Unusual - because I don’t do much event installation now but I had worked with these clients before and they are lovely. Usually I would install these vases in situ as they are so big and I can’t transport them. I had trouble moving just the branches and foxgloves since they were over 1.2m tall in buckets! But on this occasion, I only was going to have minutes to install so not the time to create this. So, instead, I made these at the farm, then lifted the arrangement into buckets, and quickly recreated back into the vase on site. With a little preening and some extras.
My favourite - because despite the lack of time and huge pressure for this one, it was a beautiful event, and many flowers had been cut from the families gardens. I came back to the studio the day before to find the most incredible buckets of flowers. These worked beautifully with what I had already cut in the gardens. As I say, what grows together, goes together.
I just love working with people that really want to put flowers at the centre. Their flowers. They cut, gathered, stripped and prepared material from their own gardens in a generous gift. Putting the season, their local and own plants, making the decorations full of meaning and love. Whilst the final arrangements were important, what made them was not the way it was put together, but how and why; culminating in beauty beyond floristry techniques, but in meaning. Rooted in purpose, time and place.

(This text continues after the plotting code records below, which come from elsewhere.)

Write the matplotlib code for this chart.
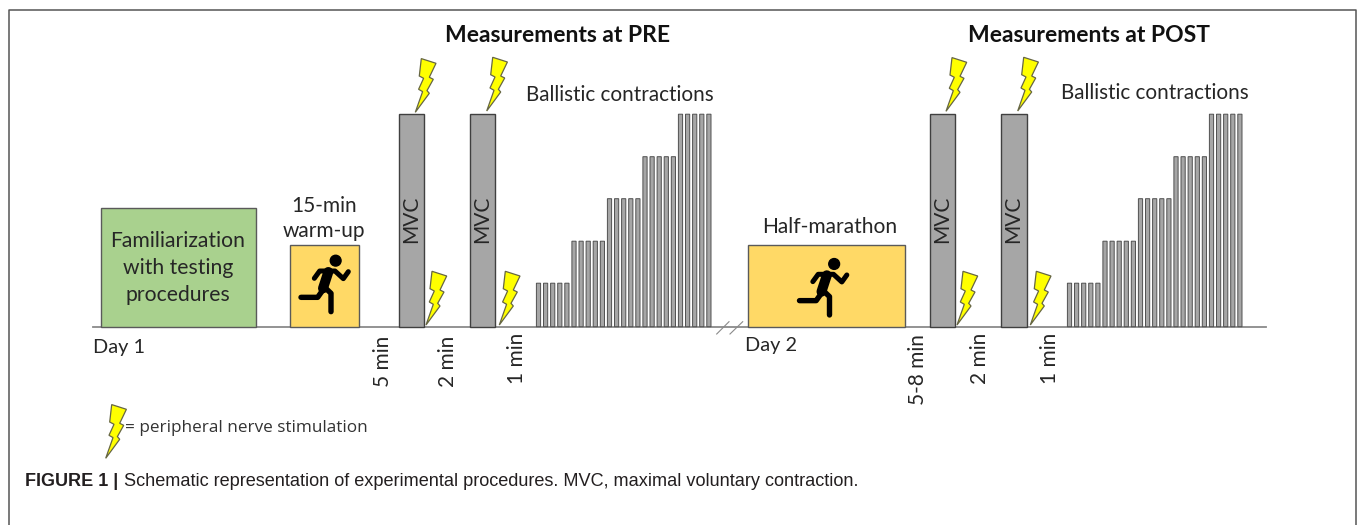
import matplotlib
matplotlib.use("Agg")
import matplotlib.pyplot as plt
from matplotlib.patches import Polygon, Circle

# ---- data (in image pixels) ----
baseline_y = 326.7
blocks_x = [100.7, 289.7, 748.3]
blocks_w = [155.3, 69.0, 156.4]
blocks_h = [118.4, 81.4, 81.7]
blocks_col = ["#a9d18e", "#ffd966", "#ffd966"]
mvc_x = [399.0, 469.7, 930.0, 1001.0]
mvc_w = [24.7, 25.6, 24.7, 25.7]
mvc_h = [212.5, 212.5, 212.5, 212.5]
ballistic_heights = [43.5, 43.5, 43.5, 43.5, 43.5,
                     85.5, 85.5, 85.5, 85.5, 85.5,
                     128.0, 128.0, 128.0, 128.0, 128.0,
                     170.0, 170.0, 170.0, 170.0, 170.0,
                     212.5, 212.5, 212.5, 212.5, 212.5]
ballistic_slots = list(range(25))
ballistic_start = [536.4, 1067.4]
ballistic_pitch = 7.1
ballistic_w = 4.2
bolt_tips = [(415.3, 112.3), (486.7, 111.0), (426.0, 325.0), (499.3, 325.0),
             (946.0, 111.3), (1017.7, 111.0), (957.0, 325.0), (1030.3, 325.0),
             (105.7, 458.3)]
runner_offsets = [(0, 0), (498.5, 3.3)]

TXT = "#262626"
fig = plt.figure(figsize=(13.57, 5.25), dpi=100, facecolor="white")
ax = fig.add_axes([0, 0, 1, 1])
ax.set_xlim(0, 1357)
ax.set_ylim(525, 0)
ax.axis("off")

# frame
ax.plot([8.5, 8.5, 1355.7, 1355.7], [525, 9.5, 9.5, 525], color="#555555", lw=1.1, zorder=1)

# baseline and break marks
ax.plot([93, 1266], [baseline_y, baseline_y], color="#8a8a8a", lw=1.3, zorder=2)
ax.plot([716.7, 729], [334, 321.7], color="#8a8a8a", lw=0.8, zorder=2)
ax.plot([730, 742.7], [334, 321.7], color="#8a8a8a", lw=0.8, zorder=2)

# blocks
ax.bar(blocks_x, [-h for h in blocks_h], width=blocks_w, bottom=baseline_y, align="edge",
       color=blocks_col, edgecolor="#5a5a5a", linewidth=1.0, zorder=3)
# MVC
ax.bar(mvc_x, [-h for h in mvc_h], width=mvc_w, bottom=baseline_y, align="edge",
       color="#a6a6a6", edgecolor="#404040", linewidth=1.0, zorder=3)
# ballistic
for start in ballistic_start:
    xs = [start + s * ballistic_pitch for s in ballistic_slots]
    bars = ax.bar(xs, [-h for h in ballistic_heights], width=ballistic_w, bottom=baseline_y, align="edge",
                  color="#a6a6a6", edgecolor="#505050", linewidth=0.7, zorder=3)
    for b in bars:
        b.set_snap(False)

# lightning bolts
bolt = [(0, 0), (7.3, -20.7), (3.3, -23), (8.3, -34), (4, -36.3), (6, -53.7),
        (20.7, -49), (14, -35), (18, -33), (11.7, -21.7), (14, -19)]
for tx, ty in bolt_tips:
    ax.add_patch(Polygon([(tx + a, ty + b) for a, b in bolt], closed=True, facecolor="#ffff00",
                         edgecolor="#666644", linewidth=0.9, joinstyle="miter", zorder=5))

# runner figures
px = 72 / 100
for ox, oy in runner_offsets:
    def P(pts):
        return [ox + 295 + x / 3 for x, y in pts], [oy + 250 + y / 3 for x, y in pts]
    ax.add_patch(Circle((ox + 295 + 122 / 3, oy + 250 + 32 / 3), 5.4, color="black", zorder=6))
    for pts, w in [([(58, 85), (74, 63), (120, 63), (145, 86), (160, 65)], 5.0),
                   ([(100, 66), (84, 115)], 10.0),
                   ([(85, 108), (108, 130), (108, 185)], 5.4),
                   ([(85, 118), (68, 142), (18, 142)], 5.4)]:
        xs, ys = P(pts)
        ax.plot(xs, ys, color="black", lw=w * px, solid_capstyle="round", solid_joinstyle="round", zorder=6)

FONT = "Lato"
def T(x, y, s, size=15, **kw):
    kw.setdefault("ha", "center")
    kw.setdefault("va", "center")
    kw.setdefault("color", TXT)
    kw.setdefault("family", FONT)
    ax.text(x, y, s, fontsize=size, zorder=7, **kw)

T(558, 36, "Measurements at PRE", 16.5, weight="bold", color="#111111")
T(1089, 36, "Measurements at POST", 16.5, weight="bold", color="#111111")
T(619.5, 95, "Ballistic contractions", 14.9)
T(1154.5, 93, "Ballistic contractions", 14.9)
T(178, 241, "Familiarization", 15.2)
T(178, 268, "with testing", 15.2)
T(178, 295, "procedures", 15.2)
T(324, 206, "15-min", 15)
T(324, 231, "warm-up", 15)
T(830, 227, "Half-marathon", 15.1)
T(119, 348, "Day 1", 14.3)
T(771, 346, "Day 2", 14.3)
for x in (411, 482, 942, 1013):
    T(x, 219, "MVC", 15, rotation=90)
for x, y, s in [(383, 387, "5 min"), (448, 387, "2 min"), (517, 384, "1 min"),
                (918, 405, "5-8 min"), (980, 384, "2 min"), (1050, 384, "1 min")]:
    T(x, y, s, 15, rotation=90, va="bottom")
T(125, 428, "= peripheral nerve stimulation", 12.3, ha="left", family="Open Sans", color="#333333")
T(25, 482, "FIGURE 1 |", 13, ha="left", family="Liberation Sans", weight="bold", color="#231f20")
T(124, 482, "Schematic representation of experimental procedures. MVC, maximal voluntary contraction.",
  13.05, ha="left", family="Liberation Sans", color="#231f20")

fig.savefig("out.png", dpi=100, facecolor="white")
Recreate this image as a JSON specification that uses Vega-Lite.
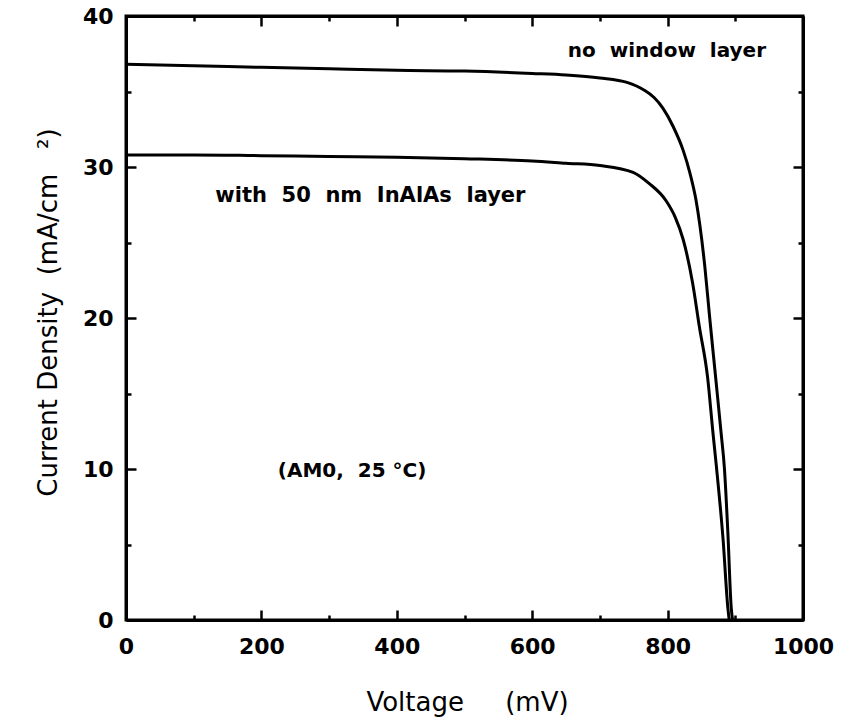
{
  "$schema": "https://vega.github.io/schema/vega-lite/v6.json",
  "width": 677,
  "height": 604,
  "autosize": {"type": "none"},
  "padding": {"left": 126, "top": 16, "right": 38, "bottom": 105},
  "background": "white",
  "config": {
    "view": {"stroke": "black", "strokeWidth": 3},
    "axis": {"domainColor": "black", "domainWidth": 3, "tickColor": "black", "tickWidth": 2.5, "grid": false,
      "labelFont": "DejaVu Sans", "labelFontWeight": "bold", "labelFontSize": 22, "labelColor": "black",
      "titleFont": "DejaVu Sans", "titleFontWeight": "normal", "titleFontSize": 26, "titleColor": "black"}
  },
  "datasets": {
    "curves": [
      {"s": "no window layer", "v": 0, "j": 36.8},
      {"s": "no window layer", "v": 100, "j": 36.7},
      {"s": "no window layer", "v": 200, "j": 36.6},
      {"s": "no window layer", "v": 300, "j": 36.5},
      {"s": "no window layer", "v": 400, "j": 36.4},
      {"s": "no window layer", "v": 500, "j": 36.35},
      {"s": "no window layer", "v": 600, "j": 36.2},
      {"s": "no window layer", "v": 650, "j": 36.1},
      {"s": "no window layer", "v": 700, "j": 35.9},
      {"s": "no window layer", "v": 740, "j": 35.6},
      {"s": "no window layer", "v": 765, "j": 35.1},
      {"s": "no window layer", "v": 780, "j": 34.6},
      {"s": "no window layer", "v": 793, "j": 33.9},
      {"s": "no window layer", "v": 808, "j": 32.7},
      {"s": "no window layer", "v": 823, "j": 31.1},
      {"s": "no window layer", "v": 833, "j": 29.6},
      {"s": "no window layer", "v": 842, "j": 27.8},
      {"s": "no window layer", "v": 855, "j": 23.4},
      {"s": "no window layer", "v": 862, "j": 20.1},
      {"s": "no window layer", "v": 872, "j": 15.6},
      {"s": "no window layer", "v": 879, "j": 12.4},
      {"s": "no window layer", "v": 884, "j": 10.0},
      {"s": "no window layer", "v": 889, "j": 5.8},
      {"s": "no window layer", "v": 894, "j": 0.8},
      {"s": "no window layer", "v": 896, "j": 0},
      {"s": "with 50 nm InAlAs layer", "v": 0, "j": 30.8},
      {"s": "with 50 nm InAlAs layer", "v": 100, "j": 30.8},
      {"s": "with 50 nm InAlAs layer", "v": 200, "j": 30.75},
      {"s": "with 50 nm InAlAs layer", "v": 300, "j": 30.7},
      {"s": "with 50 nm InAlAs layer", "v": 400, "j": 30.65},
      {"s": "with 50 nm InAlAs layer", "v": 500, "j": 30.55},
      {"s": "with 50 nm InAlAs layer", "v": 600, "j": 30.4},
      {"s": "with 50 nm InAlAs layer", "v": 650, "j": 30.25},
      {"s": "with 50 nm InAlAs layer", "v": 700, "j": 30.1},
      {"s": "with 50 nm InAlAs layer", "v": 749, "j": 29.65},
      {"s": "with 50 nm InAlAs layer", "v": 773, "j": 28.9},
      {"s": "with 50 nm InAlAs layer", "v": 798, "j": 27.75},
      {"s": "with 50 nm InAlAs layer", "v": 811, "j": 26.7},
      {"s": "with 50 nm InAlAs layer", "v": 823, "j": 25.2},
      {"s": "with 50 nm InAlAs layer", "v": 837, "j": 22.3},
      {"s": "with 50 nm InAlAs layer", "v": 847, "j": 19.4},
      {"s": "with 50 nm InAlAs layer", "v": 859, "j": 16.1},
      {"s": "with 50 nm InAlAs layer", "v": 867, "j": 12.4},
      {"s": "with 50 nm InAlAs layer", "v": 872, "j": 10.2},
      {"s": "with 50 nm InAlAs layer", "v": 882, "j": 5.3},
      {"s": "with 50 nm InAlAs layer", "v": 889, "j": 0.8},
      {"s": "with 50 nm InAlAs layer", "v": 891, "j": 0}
    ],
    "notes": [
      {"t": "no\u00a0\u00a0window\u00a0\u00a0layer", "v": 799, "j": 37.3, "fs": 20},
      {"t": "with\u00a0\u00a050\u00a0\u00a0nm\u00a0\u00a0InAlAs\u00a0\u00a0layer", "v": 361, "j": 27.7, "fs": 21},
      {"t": "(AM0,\u00a0\u00a025\u00a0°C)", "v": 334, "j": 9.47, "fs": 20}
    ]
  },
  "layer": [
    {
      "data": {"name": "curves"},
      "mark": {"type": "line", "color": "black", "strokeWidth": 3, "interpolate": "monotone"},
      "encoding": {
        "x": {"field": "v", "type": "quantitative", "scale": {"domain": [0, 1000], "nice": false, "zero": false},
          "axis": {"orient": "bottom", "values": [0,100,200,300,400,500,600,700,800,900,1000], "format": "d",
            "labelExpr": "datum.value % 200 === 0 ? datum.label : ''",
            "tickSize": {"condition": {"test": "datum.value % 200 === 0", "value": -10}, "value": -5},
            "labelPadding": 26, "labelFlush": false, "labelOverlap": false,
            "title": "Voltage\u00a0\u00a0\u00a0\u00a0\u00a0(mV)", "titleX": 341, "titleY": 90, "titleBaseline": "alphabetic", "titleAnchor": null, "titleAlign": "center"}},
        "y": {"field": "j", "type": "quantitative", "scale": {"domain": [0, 40], "nice": false},
          "axis": {"orient": "left", "values": [0,5,10,15,20,25,30,35,40],
            "labelExpr": "datum.value % 10 === 0 ? datum.label : ''",
            "tickSize": {"condition": {"test": "datum.value % 10 === 0", "value": -10}, "value": -5},
            "labelPadding": 23, "labelFlush": false, "labelOverlap": false,
            "title": "Current Density\u00a0\u00a0(mA/cm\u00a0\u00a0\u00a0²)", "titleX": -70, "titleY": 296, "titleAngle": 270, "titleBaseline": "alphabetic", "titleAlign": "center", "titleAnchor": null}},
        "detail": {"field": "s"}
      }
    },
    {
      "data": {"name": "curves"},
      "mark": {"type": "line", "opacity": 0},
      "encoding": {
        "x": {"field": "v", "type": "quantitative",
          "axis": {"orient": "top", "values": [0,100,200,300,400,500,600,700,800,900,1000], "labels": false, "title": null,
            "tickSize": {"condition": {"test": "datum.value % 200 === 0", "value": -10}, "value": -5}}},
        "y": {"field": "j", "type": "quantitative",
          "axis": {"orient": "right", "values": [0,5,10,15,20,25,30,35,40], "labels": false, "title": null,
            "tickSize": {"condition": {"test": "datum.value % 10 === 0", "value": -10}, "value": -5}}},
        "detail": {"field": "s"}
      }
    },
    {
      "data": {"name": "notes"},
      "mark": {"type": "text", "font": "DejaVu Sans", "fontWeight": "bold", "color": "black", "align": "center", "baseline": "alphabetic"},
      "encoding": {
        "x": {"field": "v", "type": "quantitative", "axis": null},
        "y": {"field": "j", "type": "quantitative", "axis": null},
        "size": {"field": "fs", "type": "quantitative", "scale": null, "legend": null},
        "text": {"field": "t"}
      }
    }
  ],
  "resolve": {"axis": {"x": "independent", "y": "independent"}}
}
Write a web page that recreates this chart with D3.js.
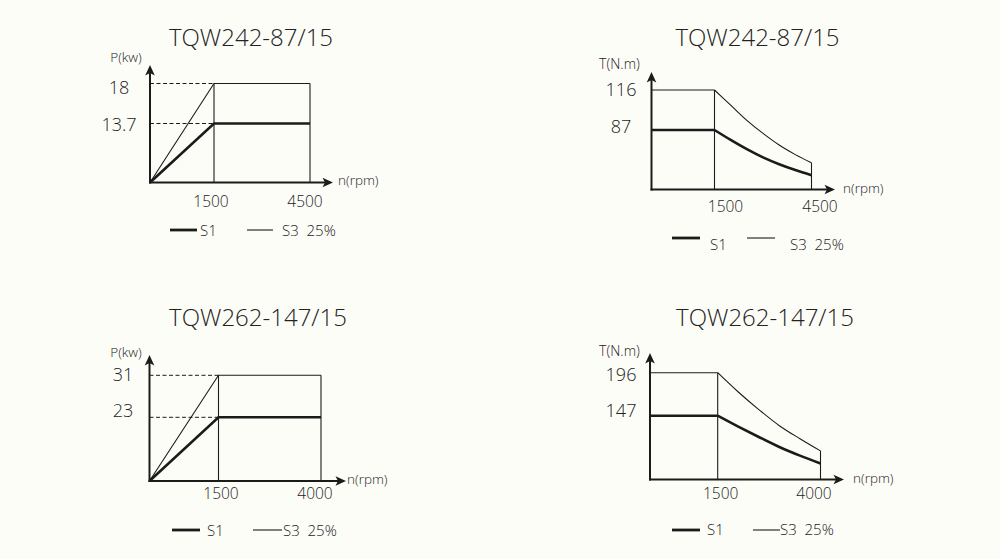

All ingredients, materials used and how, together with growing requirements, lastly cutting and conditioning techniques for each, below in this May Floral Recipe.
Skill - Easy
Grow to Arrange Time - 3 years +/-
Vase Life - Can be prepared days in advance.
Ingredients
Urn
Foxgloves
Poppy ‘Royal Wedding’
Poppy ‘Victoria Louise’
Sweet Rocket
Campanula persicifolia
Orlaya
Peonies (all came from clients garden - I don’t know what varieties)
Nepeta
Philadelphus
Larkspur
Malus (crab apple - think Malus x purpurea crimson cascade)
Artichoke
Centaurea purpurea (Perennial Cornflower)
Cornflower (annual)
Apple Mint
Gathered grasses
Phacelia
Growing Methods & Conditioning
With only four ingredients sown in the last year, most of this arrangement is cut from older biennials (sown two or three years ago), perennials, shrubs or trees. You’ll want a mature garden for this. But once stocked and mature, will provide these flowers year after year.
Annuals
Orlaya, cornflowers and Larkspur are hardy annuals, and I find best grown from seed sown in late summer and planted out in early autumn to mature over winter. Plants are small above ground for many months, meanwhile the roots are growing. These can be grown over winter in a cold tunnel or greenhouse or directly in bed. Frost will not kill them. These can also be sown from May until now for later summer flowers, but they will not flower in May unless sown the previous year. Phacelia, grown as a green manure but also a great cut flower. Sown direct in March.
Biennials
Foxgloves and sweet rocket (Hesperis matronalis) are sown in May or June the previous year. For larger flowering plants, sow two years ahead. Sown every year to ensure continuation.